File: gatsby-node.js:167:39

  TypeError: Cannot read property 'title' of undefined

  - gatsby-node.js:167 Object.exports.onCreateNode
    /home/thomas/projects/blog/gatsby-node.js:167:39

  - api-runner-node.js:256 runAPI
    [blog]/[gatsby]/dist/utils/api-runner-node.js:256:37

  - api-runner-node.js:375 Promise.catch.decorateEvent.pluginName
    [blog]/[gatsby]/dist/utils/api-runner-node.js:375:15

  - debuggability.js:384 Promise._execute
    [blog]/[bluebird]/js/release/debuggability.js:384:9

  - promise.js:518 Promise._resolveFromExecutor
    [blog]/[bluebird]/js/release/promise.js:518:18

  - promise.js:103 new Promise
    [blog]/[bluebird]/js/release/promise.js:103:10

  - api-runner-node.js:374
    [blog]/[gatsby]/dist/utils/api-runner-node.js:374:12

  - util.js:16 tryCatcher
    [blog]/[bluebird]/js/release/util.js:16:23

  - reduce.js:166 Object.gotValue
    [blog]/[bluebird]/js/release/reduce.js:166:18

  - reduce.js:155 Object.gotAccum
    [blog]/[bluebird]/js/release/reduce.js:155:25

  - util.js:16 Object.tryCatcher
    [blog]/[bluebird]/js/release/util.js:16:23

  - promise.js:547 Promise._settlePromiseFromHandler
    [blog]/[bluebird]/js/release/promise.js:547:31

  - promise.js:604 Promise._settlePromise
    [blog]/[bluebird]/js/release/promise.js:604:18

  - promise.js:649 Promise._settlePromise0
    [blog]/[bluebird]/js/release/promise.js:649:10

  - promise.js:729 Promise._settlePromises
    [blog]/[bluebird]/js/release/promise.js:729:18

  - async.js:93 _drainQueueStep
    [blog]/[bluebird]/js/release/async.js:93:12

And this:

ERROR #85923 GRAPHQL

There was an error in your GraphQL query:

Cannot query field "title" on type "Metadata".
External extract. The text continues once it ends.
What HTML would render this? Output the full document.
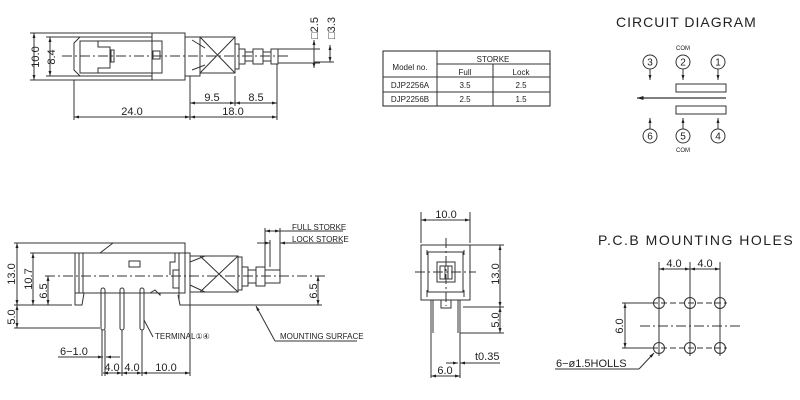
<!DOCTYPE html>
<html><head><style>
html,body{margin:0;padding:0;background:#fff;}
svg{display:block;font-family:"Liberation Sans",sans-serif;}
text{fill:#222;}
</style></head><body>
<svg width="800" height="400" viewBox="0 0 800 400" xmlns="http://www.w3.org/2000/svg">
<defs>
<marker id="a" viewBox="0 0 10 10" refX="10" refY="5" markerWidth="5" markerHeight="5" orient="auto-start-reverse"><path d="M0,2 L10,5 L0,8z" fill="#222"/></marker>
</defs>
<g stroke="#333" stroke-width="1" fill="none">
<!-- TOP VIEW -->
<line x1="30" y1="33" x2="152" y2="33"/><line x1="30" y1="80" x2="152" y2="80"/>
<line x1="34" y1="33" x2="34" y2="80" marker-start="url(#a)" marker-end="url(#a)"/>
<line x1="46" y1="37" x2="80" y2="37"/><line x1="46" y1="76" x2="80" y2="76"/>
<line x1="50" y1="37" x2="50" y2="76" marker-start="url(#a)" marker-end="url(#a)"/>
<path d="M80,37 L152,37 L152,76 L80,76 L74,70 L74,43 Z"/>
<rect x="80" y="41" width="82" height="32"/>
<path d="M98,41 L98,47 L110,47 L110,68 L98,68 L98,73"/>
<rect x="111" y="50" width="3" height="12"/>
<rect x="152" y="33" width="33" height="47"/>
<rect x="153" y="51" width="7" height="8"/>
<path d="M185,37 L200,37 L200,76 L185,76"/>
<path d="M200,37 L235,37 L235,73 L200,73 Z M200,37 L235,73 M235,37 L200,73"/>
<path d="M192,40 L205,48 M192,70 L205,65"/>
<rect x="235" y="44" width="4" height="25"/>
<rect x="239" y="49" width="6" height="15"/>
<rect x="245" y="52" width="8" height="9"/>
<rect x="253" y="49" width="10" height="15"/>
<rect x="263" y="52" width="8" height="9"/>
<rect x="271" y="49" width="7" height="15"/>
<line x1="278" y1="49" x2="320" y2="49"/><line x1="278" y1="63" x2="320" y2="63"/>
<line x1="62" y1="56" x2="290" y2="56" stroke-dasharray="10,3,2,3"/>
<line x1="314" y1="40" x2="314" y2="68" marker-start="url(#a)" marker-end="url(#a)"/>
<line x1="330" y1="45" x2="330" y2="62" marker-start="url(#a)" marker-end="url(#a)"/>
<line x1="314" y1="62" x2="334" y2="62"/>
<line x1="74" y1="80" x2="74" y2="120"/>
<line x1="190" y1="76" x2="190" y2="120"/>
<line x1="235" y1="76" x2="235" y2="106"/>
<line x1="277" y1="64" x2="277" y2="120"/>
<line x1="190" y1="103" x2="235" y2="103" marker-start="url(#a)" marker-end="url(#a)"/>
<line x1="235" y1="103" x2="277" y2="103" marker-start="url(#a)" marker-end="url(#a)"/>
<line x1="74" y1="117" x2="190" y2="117" marker-start="url(#a)" marker-end="url(#a)"/>
<line x1="190" y1="117" x2="277" y2="117" marker-start="url(#a)" marker-end="url(#a)"/>

<!-- TABLE -->
<rect x="383" y="51" width="167" height="55" stroke="#222"/>
<line x1="437" y1="64" x2="550" y2="64"/><line x1="383" y1="77" x2="550" y2="77"/>
<line x1="383" y1="92" x2="550" y2="92"/>
<line x1="437" y1="51" x2="437" y2="106"/><line x1="493" y1="64" x2="493" y2="106"/>

<!-- CIRCUIT -->
<circle cx="650" cy="62" r="7"/><circle cx="683" cy="62" r="7"/><circle cx="718" cy="62" r="7"/>
<circle cx="650" cy="136" r="7"/><circle cx="683" cy="136" r="7"/><circle cx="718" cy="136" r="7"/>
<line x1="650" y1="69" x2="650" y2="80" marker-end="url(#a)"/>
<line x1="683" y1="69" x2="683" y2="80" marker-end="url(#a)"/>
<line x1="718" y1="69" x2="718" y2="80" marker-end="url(#a)"/>
<line x1="650" y1="129" x2="650" y2="118" marker-end="url(#a)"/>
<line x1="683" y1="129" x2="683" y2="118" marker-end="url(#a)"/>
<line x1="718" y1="129" x2="718" y2="118" marker-end="url(#a)"/>
<rect x="676" y="84" width="50" height="8"/><rect x="676" y="106" width="50" height="8"/>
<line x1="726" y1="98" x2="637" y2="98" stroke-width="1.3" marker-end="url(#a)"/>

<!-- SIDE VIEW -->
<line x1="14" y1="243" x2="113" y2="243"/>
<line x1="17" y1="243" x2="17" y2="305" marker-start="url(#a)" marker-end="url(#a)"/>
<line x1="30" y1="253" x2="75" y2="253"/>
<line x1="33" y1="253" x2="33" y2="305" marker-start="url(#a)" marker-end="url(#a)"/>
<line x1="48" y1="276" x2="48" y2="305" marker-start="url(#a)" marker-end="url(#a)"/>
<line x1="14" y1="305" x2="72" y2="305"/>
<line x1="17" y1="305" x2="17" y2="328" marker-start="url(#a)" marker-end="url(#a)"/>
<line x1="14" y1="328" x2="100" y2="328"/>
<path d="M75,253 L100,253 L113,243 L185,243 L185,253"/>
<rect x="75" y="253" width="110" height="40"/>
<rect x="79" y="253" width="4" height="40"/>
<path d="M75,293 L75,305 L82,305 L84,293"/>
<rect x="129" y="261" width="11" height="6"/>
<path d="M165,253 L175,253 L175,262 L170,262 L170,275"/>
<rect x="173" y="270" width="6" height="18"/>
<path d="M150,293 L155,290 L160,295 L160,293"/>
<path d="M179,253 L179,300 M185,253 L190,253 L190,305 L180,305 L178,295"/>
<path d="M190,256 L238,256 L238,292 L190,292 Z M200,256 L238,292 M238,256 L200,292"/>
<path d="M190,262 L205,256 M190,285 L205,292"/>
<rect x="238" y="257" width="4" height="33"/>
<rect x="242" y="267" width="6" height="19"/>
<rect x="248" y="270" width="8" height="13"/>
<rect x="256" y="267" width="9" height="19"/>
<rect x="265" y="270" width="15" height="13"/>
<line x1="265" y1="228" x2="265" y2="270"/><line x1="270" y1="240" x2="270" y2="267"/>
<line x1="280" y1="228" x2="280" y2="270"/>
<line x1="265" y1="231" x2="280" y2="231" marker-start="url(#a)" marker-end="url(#a)"/>
<line x1="257" y1="243" x2="270" y2="243" marker-end="url(#a)"/>
<line x1="290" y1="243" x2="280" y2="243" marker-end="url(#a)"/>
<line x1="280" y1="231" x2="343" y2="231"/><line x1="290" y1="243" x2="343" y2="243"/>
<line x1="45" y1="276" x2="325" y2="276" stroke-dasharray="10,3,2,3"/>
<line x1="190" y1="305" x2="322" y2="305"/>
<line x1="318" y1="276" x2="318" y2="305" marker-start="url(#a)" marker-end="url(#a)"/>
<rect x="101" y="288" width="4" height="42" rx="2"/>
<rect x="120" y="288" width="4" height="42" rx="2"/>
<rect x="140" y="288" width="4" height="42" rx="2"/>
<line x1="144" y1="320" x2="153" y2="337"/>
<line x1="256" y1="306" x2="275" y2="341" marker-start="url(#a)"/>
<line x1="275" y1="341" x2="357" y2="341"/>
<line x1="58" y1="357" x2="100" y2="357"/><line x1="100" y1="357" x2="103" y2="357" marker-end="url(#a)"/>
<line x1="120" y1="357" x2="106" y2="357" marker-end="url(#a)"/>
<line x1="102" y1="330" x2="102" y2="376"/><line x1="105" y1="330" x2="105" y2="376"/>
<line x1="122" y1="330" x2="122" y2="376"/><line x1="142" y1="330" x2="142" y2="376"/>
<line x1="190" y1="305" x2="190" y2="376"/>
<line x1="103" y1="373" x2="122" y2="373" marker-start="url(#a)" marker-end="url(#a)"/>
<line x1="122" y1="373" x2="142" y2="373" marker-start="url(#a)" marker-end="url(#a)"/>
<line x1="142" y1="373" x2="190" y2="373" marker-start="url(#a)" marker-end="url(#a)"/>

<!-- FRONT VIEW -->
<line x1="421" y1="212" x2="421" y2="243"/><line x1="470" y1="212" x2="470" y2="243"/>
<line x1="421" y1="220" x2="470" y2="220" marker-start="url(#a)" marker-end="url(#a)"/>
<rect x="421" y="245" width="49" height="55"/>
<rect x="428" y="252" width="35" height="40"/>
<rect x="437" y="262" width="18" height="20"/>
<rect x="440" y="266" width="12" height="13"/>
<line x1="445" y1="266" x2="445" y2="279"/><line x1="448" y1="266" x2="448" y2="279"/>
<path d="M427,250 L427,255 M464,250 L464,255 M427,290 L427,297 M464,290 L464,297"/>
<line x1="415" y1="272" x2="476" y2="272" stroke-dasharray="10,3,2,3"/>
<line x1="446" y1="238" x2="446" y2="306" stroke-dasharray="10,3,2,3"/>
<rect x="441" y="300" width="10" height="8"/>
<line x1="431" y1="300" x2="431" y2="333"/><line x1="433" y1="300" x2="433" y2="333"/>
<line x1="458" y1="300" x2="458" y2="333"/><line x1="460" y1="300" x2="460" y2="333"/>
<line x1="470" y1="245" x2="504" y2="245"/><line x1="463" y1="307" x2="504" y2="307"/>
<line x1="460" y1="333" x2="504" y2="333"/>
<line x1="500" y1="245" x2="500" y2="307" marker-start="url(#a)" marker-end="url(#a)"/>
<line x1="500" y1="307" x2="500" y2="333" marker-start="url(#a)" marker-end="url(#a)"/>
<line x1="431" y1="333" x2="431" y2="378"/><line x1="460" y1="333" x2="460" y2="378"/>
<line x1="446" y1="363" x2="458" y2="363" marker-end="url(#a)"/>
<line x1="473" y1="363" x2="460" y2="363" marker-end="url(#a)"/>
<line x1="473" y1="363" x2="500" y2="363"/>
<line x1="431" y1="376" x2="460" y2="376" marker-start="url(#a)" marker-end="url(#a)"/>

<!-- PCB -->
<line x1="659" y1="262" x2="659" y2="356"/><line x1="690" y1="262" x2="690" y2="356"/><line x1="720" y1="262" x2="720" y2="356"/>
<line x1="659" y1="269" x2="690" y2="269" marker-start="url(#a)" marker-end="url(#a)"/>
<line x1="690" y1="269" x2="720" y2="269" marker-start="url(#a)" marker-end="url(#a)"/>
<line x1="622" y1="303" x2="652" y2="303"/><line x1="622" y1="348" x2="652" y2="348"/>
<line x1="625" y1="303" x2="625" y2="348" marker-start="url(#a)" marker-end="url(#a)"/>
<line x1="652" y1="303" x2="727" y2="303" stroke-dasharray="6,3"/>
<line x1="652" y1="348" x2="727" y2="348" stroke-dasharray="6,3"/>
<line x1="640" y1="326" x2="740" y2="326" stroke-dasharray="10,3,2,3"/>
<circle cx="659" cy="303" r="5.5"/><circle cx="690" cy="303" r="5.5"/><circle cx="720" cy="303" r="5.5"/>
<circle cx="659" cy="348" r="5.5"/><circle cx="690" cy="348" r="5.5"/><circle cx="720" cy="348" r="5.5"/>
<line x1="555" y1="369" x2="639" y2="369"/>
<line x1="639" y1="369" x2="654" y2="353" marker-end="url(#a)"/>
</g>

<g font-size="11">
<text transform="translate(39,57) rotate(-90)" text-anchor="middle">10.0</text>
<text transform="translate(55,57) rotate(-90)" text-anchor="middle">8.4</text>
<text x="212" y="101" text-anchor="middle">9.5</text>
<text x="256" y="101" text-anchor="middle">8.5</text>
<text x="132" y="115" text-anchor="middle">24.0</text>
<text x="233" y="115" text-anchor="middle">18.0</text>
<text transform="translate(318,28) rotate(-90)" text-anchor="middle">□2.5</text>
<text transform="translate(335,28) rotate(-90)" text-anchor="middle">□3.3</text>

<text transform="translate(15,274) rotate(-90)" text-anchor="middle">13.0</text>
<text transform="translate(32,279) rotate(-90)" text-anchor="middle">10.7</text>
<text transform="translate(47,291) rotate(-90)" text-anchor="middle">6.5</text>
<text transform="translate(15,317) rotate(-90)" text-anchor="middle">5.0</text>
<text transform="translate(317,291) rotate(-90)" text-anchor="middle">6.5</text>
<text x="60" y="355">6−1.0</text>
<text x="112" y="371" text-anchor="middle">4.0</text>
<text x="132" y="371" text-anchor="middle">4.0</text>
<text x="166" y="371" text-anchor="middle">10.0</text>

<text x="446" y="218" text-anchor="middle">10.0</text>
<text transform="translate(499,274) rotate(-90)" text-anchor="middle">13.0</text>
<text transform="translate(499,320) rotate(-90)" text-anchor="middle">5.0</text>
<text x="475" y="360">t0.35</text>
<text x="445" y="374" text-anchor="middle">6.0</text>

<text x="674" y="267" text-anchor="middle">4.0</text>
<text x="705" y="267" text-anchor="middle">4.0</text>
<text transform="translate(623,326) rotate(-90)" text-anchor="middle">6.0</text>
<text x="556" y="367">6−ø1.5HOLLS</text>
</g>
<g font-size="8">
<text x="292" y="230">FULL STORKE</text>
<text x="292" y="242">LOCK STORKE</text>
<text x="155" y="339">TERMINAL①④</text>
<text x="280" y="339">MOUNTING SURFACE</text>
<text x="410" y="70" text-anchor="middle">Model no.</text>
<text x="493" y="62" text-anchor="middle">STORKE</text>
<text x="465" y="75" text-anchor="middle">Full</text>
<text x="521" y="75" text-anchor="middle">Lock</text>
<text x="410" y="88" text-anchor="middle">DJP2256A</text>
<text x="465" y="88" text-anchor="middle">3.5</text>
<text x="521" y="88" text-anchor="middle">2.5</text>
<text x="410" y="102" text-anchor="middle">DJP2256B</text>
<text x="465" y="102" text-anchor="middle">2.5</text>
<text x="521" y="102" text-anchor="middle">1.5</text>
<text x="650" y="65.5" text-anchor="middle" font-size="10">3</text>
<text x="683" y="65.5" text-anchor="middle" font-size="10">2</text>
<text x="718" y="65.5" text-anchor="middle" font-size="10">1</text>
<text x="650" y="139.5" text-anchor="middle" font-size="10">6</text>
<text x="683" y="139.5" text-anchor="middle" font-size="10">5</text>
<text x="718" y="139.5" text-anchor="middle" font-size="10">4</text>
<text x="683" y="50" text-anchor="middle" font-size="6">COM</text>
<text x="683" y="152" text-anchor="middle" font-size="6">COM</text>
</g>
<text x="616" y="27" font-size="14" letter-spacing="1">CIRCUIT DIAGRAM</text>
<text x="598" y="245" font-size="14" letter-spacing="1.5">P.C.B MOUNTING HOLES</text>
</svg>
</body></html>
If you don't expect "title" to exist on the type "Metadata" it is most likely a typo. However, if you expect "title" to exist there are a couple of solutions to common problems:

  • If you added a new data source and/or changed something inside gatsby-node.js/gatsby-config.js, please try a restart of your development server
  • The field might be accessible in another subfield, please try your query in GraphiQL and use the GraphiQL explorer to see which fields you can query and what shape they have
  • You want to optionally use your field "title" and right now it is not used anywhere. Therefore Gatsby can't infer the type and add it to the GraphQL schema. A quick fix is to add a least one entry with that field ("dummy content")
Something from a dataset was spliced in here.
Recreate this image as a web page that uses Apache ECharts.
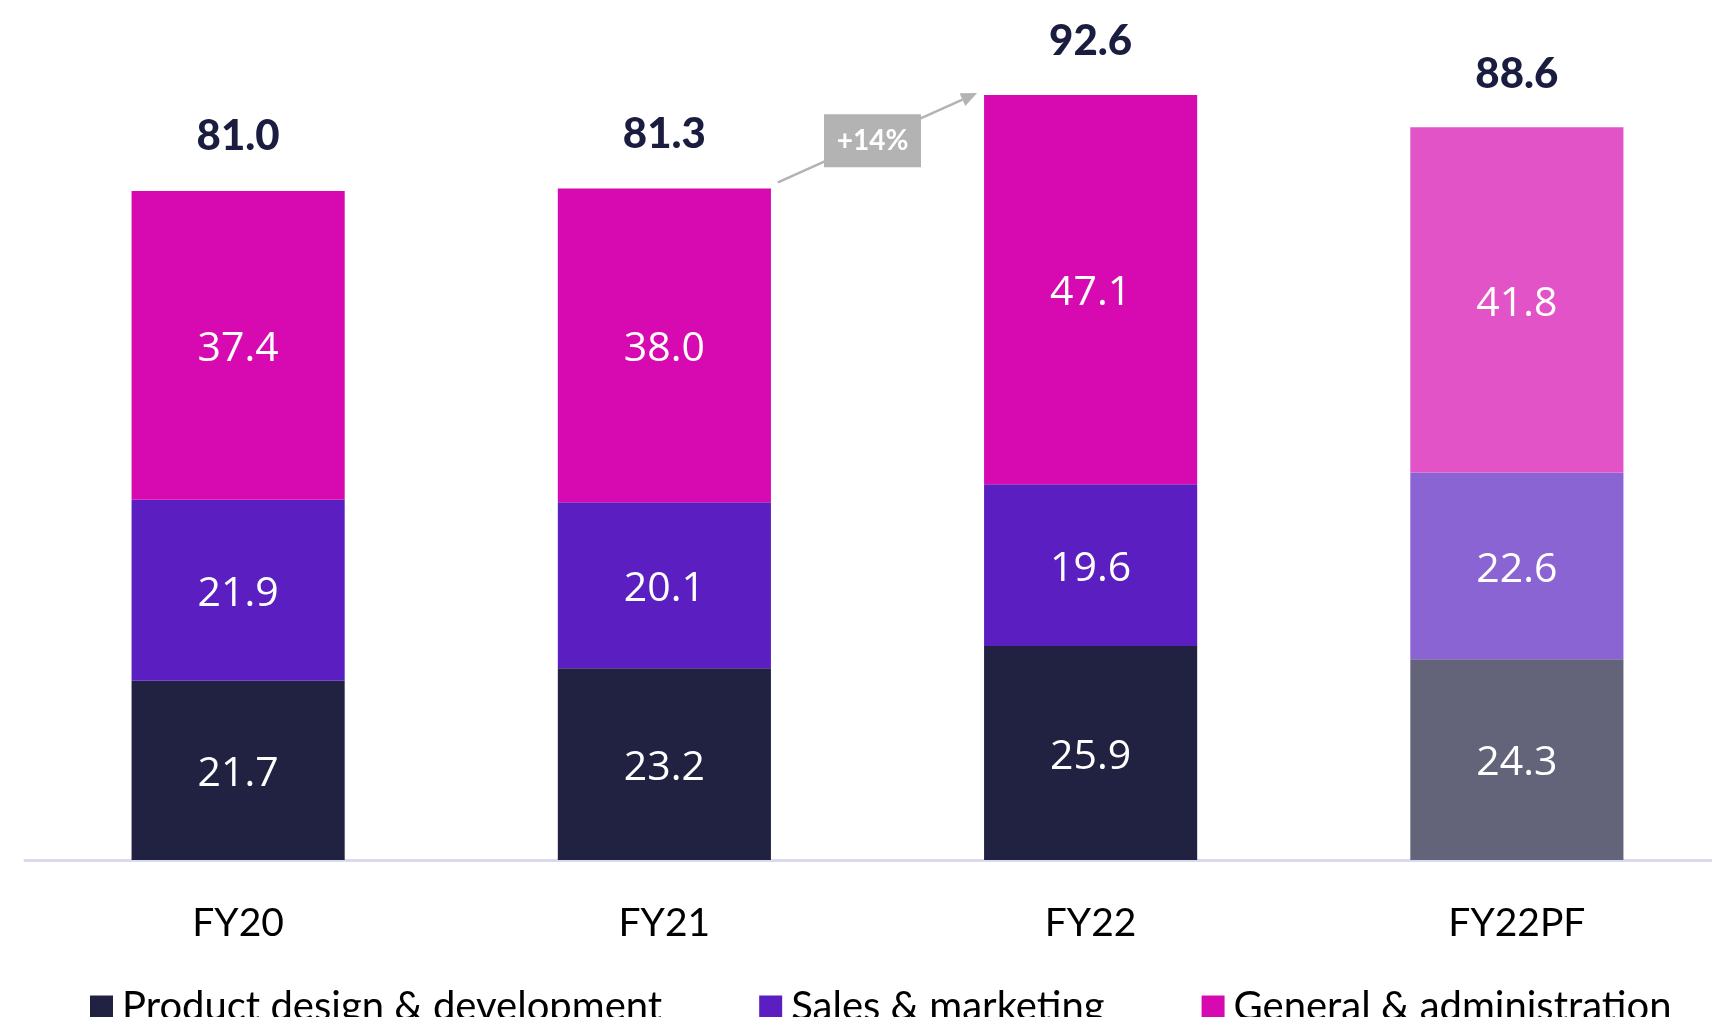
<!DOCTYPE html>
<html>
<head>
<meta charset="utf-8">
<script src="https://cdn.jsdelivr.net/npm/echarts@6/dist/echarts.min.js"></script>
<style>
html,body{margin:0;padding:0;background:#fff;}
#c{width:1712px;height:1017px;}
</style>
</head>
<body>
<div id="c"></div>
<script>
const categories = ['FY20', 'FY21', 'FY22', 'FY22PF'];
const productDesign = [21.7, 23.2, 25.9, 24.3];
const salesMarketing = [21.9, 20.1, 19.6, 22.6];
const generalAdmin = [37.4, 38.0, 47.1, 41.8];
const totals = [81.0, 81.3, 92.6, 88.6];
const growthLabel = '+14%';
const seriesNames = ['Product design & development', 'Sales & marketing', 'General & administration'];

const baseColors = ['#212142', '#5b1fc1', '#d70ab1'];
const pfColors = ['#636379', '#8b64d4', '#e253c8'];

function buildData(values, si) {
  return values.map((v, i) => ({
    value: v,
    itemStyle: { color: categories[i] === 'FY22PF' ? pfColors[si] : baseColors[si] }
  }));
}

const segLabel = {
  show: true,
  position: 'inside',
  offset: [0, 4],
  color: '#ffffff',
  fontFamily: 'Open Sans',
  fontSize: 41,
  formatter: p => p.value.toFixed(1)
};

const chart = echarts.init(document.getElementById('c'), null, { renderer: 'canvas' });

const option = {
  animation: false,
  backgroundColor: '#ffffff',
  grid: { left: 25, width: 1705, top: 34, bottom: 157, outerBoundsMode: 'none', containLabel: false },
  legend: {
    data: seriesNames,
    left: 85,
    top: 982,
    icon: 'rect',
    itemWidth: 23,
    itemHeight: 23,
    itemGap: 97,
    textStyle: { fontFamily: 'Lato', fontSize: 40, color: '#000000', lineHeight: 40, padding: [0, 0, 0, 4] }
  },
  xAxis: {
    type: 'category',
    data: categories,
    offset: 2,
    axisLine: { show: true, lineStyle: { color: '#d9d9f0', width: 3 } },
    axisTick: { show: false },
    axisLabel: { fontFamily: 'Lato', fontSize: 39, lineHeight: 39, color: '#000000', margin: 42 }
  },
  yAxis: { type: 'value', min: 0, max: 100, show: false, splitLine: { show: false } },
  series: [
    { name: seriesNames[0], type: 'bar', stack: 'a', barWidth: '50%', data: buildData(productDesign, 0), label: segLabel, itemStyle: { color: baseColors[0] } },
    { name: seriesNames[1], type: 'bar', stack: 'a', barWidth: '50%', data: buildData(salesMarketing, 1), label: segLabel, itemStyle: { color: baseColors[1] } },
    { name: seriesNames[2], type: 'bar', stack: 'a', barWidth: '50%', data: buildData(generalAdmin, 2), label: segLabel, itemStyle: { color: baseColors[2] } },
    {
      name: 'Total', type: 'scatter', data: totals, symbolSize: 0, silent: true,
      itemStyle: { opacity: 1 },
      label: { show: true, position: 'top', distance: 33, fontFamily: 'Lato', fontWeight: 900, fontSize: 42, color: '#1a1c40', opacity: 1, formatter: p => p.value.toFixed(1) }
    }
  ]
};
chart.setOption(option);

// growth annotation between FY21 and FY22 totals
const pA = chart.convertToPixel({ seriesIndex: 3 }, [1, totals[1]]);
const pB = chart.convertToPixel({ seriesIndex: 3 }, [2, totals[2]]);
const band = chart.convertToPixel({ xAxisIndex: 0 }, 2) - chart.convertToPixel({ xAxisIndex: 0 }, 1);
const half = band / 4;
const x1 = pA[0] + half + 7, y1 = pA[1] - 6;
const x2 = pB[0] - half - 7, y2 = pB[1] - 2;
const ang = Math.atan2(y2 - y1, x2 - x1);
const headLen = 16, headW = 7;
const bx = x2 - headLen * Math.cos(ang), by = y2 - headLen * Math.sin(ang);
const nx = -Math.sin(ang), ny = Math.cos(ang);
const mx = (x1 + x2) / 2 - 5, my = (y1 + y2) / 2 + 3;
chart.setOption({
  graphic: [
    { type: 'line', shape: { x1: x1, y1: y1, x2: bx, y2: by }, style: { stroke: '#b3b3b3', lineWidth: 2.5 }, z: 10 },
    { type: 'polygon', shape: { points: [[x2, y2], [bx + nx * headW, by + ny * headW], [bx - nx * headW, by - ny * headW]] }, style: { fill: '#b3b3b3' }, z: 10 },
    { type: 'rect', shape: { x: mx - 48.5, y: my - 26.5, width: 97, height: 53 }, style: { fill: '#b3b3b3' }, z: 11 },
    { type: 'text', x: mx, y: my, style: { text: growthLabel, fill: '#ffffff', font: 'bold 28px Lato', align: 'center', verticalAlign: 'middle' }, z: 12 }
  ]
});
</script>
</body>
</html>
It is recommended to explicitly type your GraphQL schema if you want to use optional fields. This way you don't have to add the mentioned "dummy content". Visit our docs to learn how you can define the schema for "Metadata": https://www.gatsbyjs.org/docs/schema-customization/#creating-type-definitions

File: gatsby-node.js:53:24

Has there been an update to how you add custom fields to the Metadata object? It's been a while since I touched this stuff, but it built just fine on version 2.0.0 of the gatsby-transformer-orga package.